Tuesday, August 18, 2015

Bertrand Russell on reverence in education

My son Ben pointed me to an essay by Bertrand Russell, “Education as a Political Institution” (The Atlantic Monthly , June 1916). An excerpt:

In education, with its codes of rules emanating from a government office, with its large classes and fixed curriculum and overworked teachers, with its determination to produce a dead level of glib mediocrity, the lack of reverence for the child is all but universal. Reverence requires imagination and vital warmth; it requires most imagination in respect of those who have least actual achievement or power. The child is weak and superficially foolish; the teacher is strong, and in an everyday sense wiser than the child. The teacher without reverence, or the bureaucrat without reverence, easily despises the child for these outward inferiorities. He thinks it his duty to “mould” the child; in imagination he is the potter with the clay. And so he gives to the child some unnatural shape which hardens with age, producing strains and spiritual dissatisfactions, out of which grow cruelty and envy and the belief that others must be compelled to undergo the same distortions.

The man who has reverence will not think it his duty to “mould” the young. He feels in all that lives, but especially in human beings, and most of all in children, something sacred, indefinable, unlimited, something individual and strangely precious, the growing principle of life, an embodied fragment of the dumb striving of the world. He feels an unaccountable humility in the presence of a child — a humility not easily defensible on any rational ground, and yet somehow nearer to wisdom than the easy self-confidence of many parents and teachers. He feels the outward helplessness of the child, the appeal of dependence, the responsibility of a trust. His imagination shows him what the child may become, for good or evil; how its impulses may be developed or thwarted, how its hopes must be dimmed and the life in it grow less living, how its trust will be bruised and its quick desires replaced by brooding will. All this gives him a longing to help the child in its own battle, to strengthen it and equip it, not for some outside end proposed by the state or by any other impersonal authority, but for the ends which the child’s own spirit is obscurely seeking.
“[N]ot for some outside end proposed by the state or by any other impersonal authority, but for the ends which the child’s own spirit is obscurely seeking”: a strong rejoinder to the utilitarian mantra of college-ready and workplace-ready .

Thanks, Ben.

Related posts
Diana Senechal on literature and reverence
Michael Oakeshott on education

comments: 4

stefan said...

Thanks, Ben and Michael. I recently reread Emerson's "The American Scholar" and have been sitting on the following passage for a few weeks, waiting for a good reason to share it. I hope Ben's Bertrand Russell excerpt has provided a good reason:

"[Colleges] can only highly serve us when they aim not to drill, but to create; when they gather from far every ray of various genius to their hospitable halls, and by the concentrated fires, set the hearts of their youth on flame. Thought and knowledge are natures in which apparatus and pretensions avail nothing. Gowns and pecuniary foundations, though of towns of gold, can never countervail the least sentence or syllable of wit. Forget this, and our American colleges will recede in their public importance, whilst they grow richer every year."

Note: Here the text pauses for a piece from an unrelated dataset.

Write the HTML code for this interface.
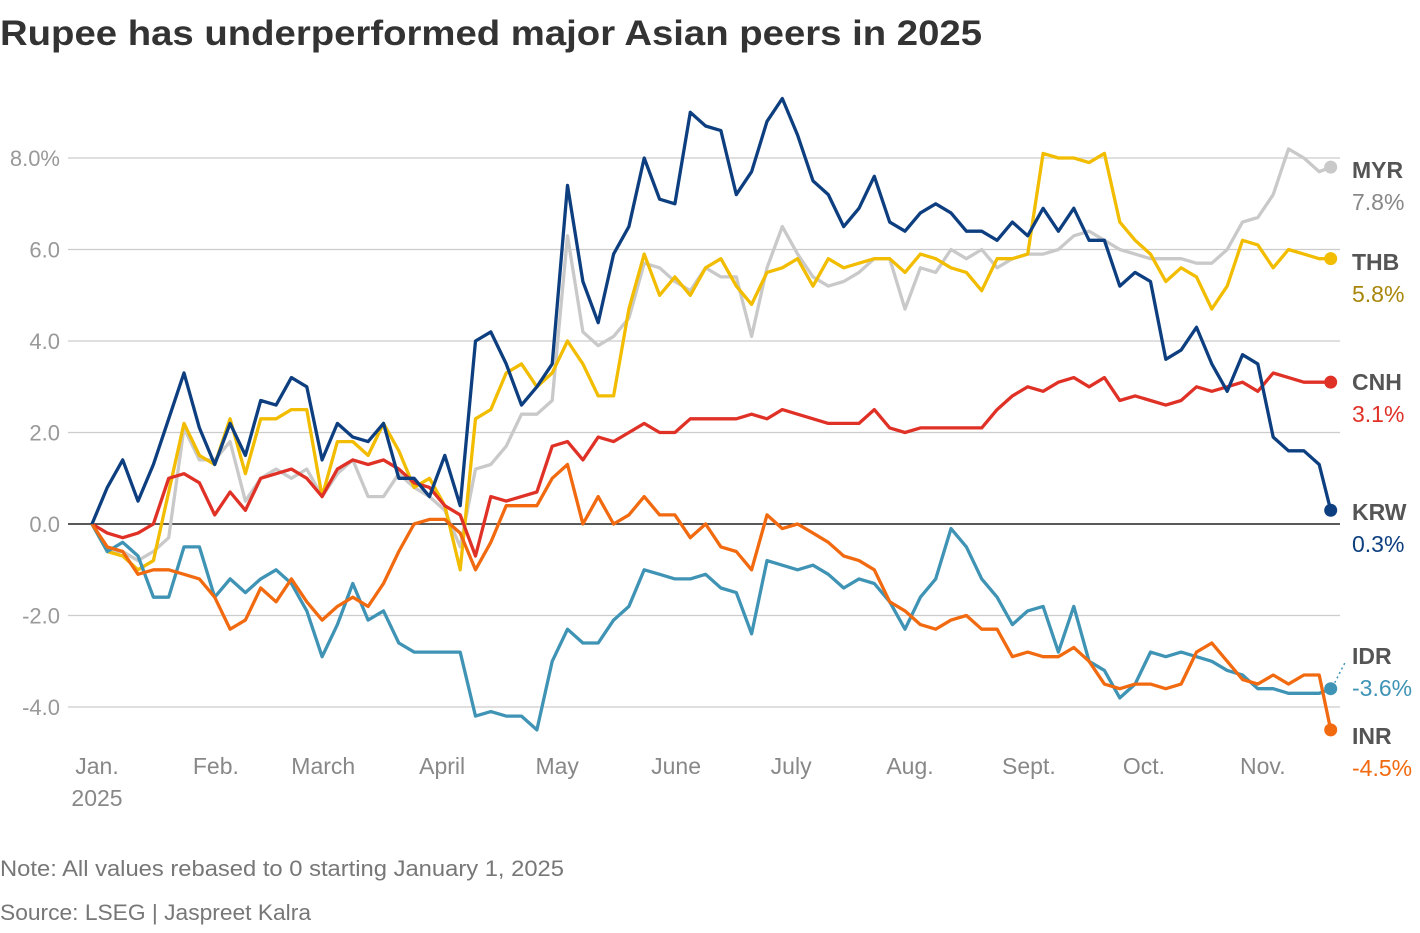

The final sentence is, to me, uncanny in its prescience.

Michael Leddy said...

And how.

I just borrowed Bill Readings’s book The University in Ruins from the library yesterday.

The Arthurian said...

"WHO do you think received more cash from Yale’s endowment last year: Yale students, or the private equity fund managers hired to invest the university’s money?
It’s not even close
."

Michael, you probably saw Victor Fleischer's article already in the NY Times Opinion Pages. I thought of you when I read it, and Stefan's remarks were a reminder.

In case you missed it:
http://www.nytimes.com/2015/08/19/opinion/stop-universities-from-hoarding-money.html?_r=0

Michael Leddy said...

Thanks, Arthurian. I did see that piece, and I thought right away of what Stefan posted from Emerson, and it all got away from me. Better late than never. Thanks.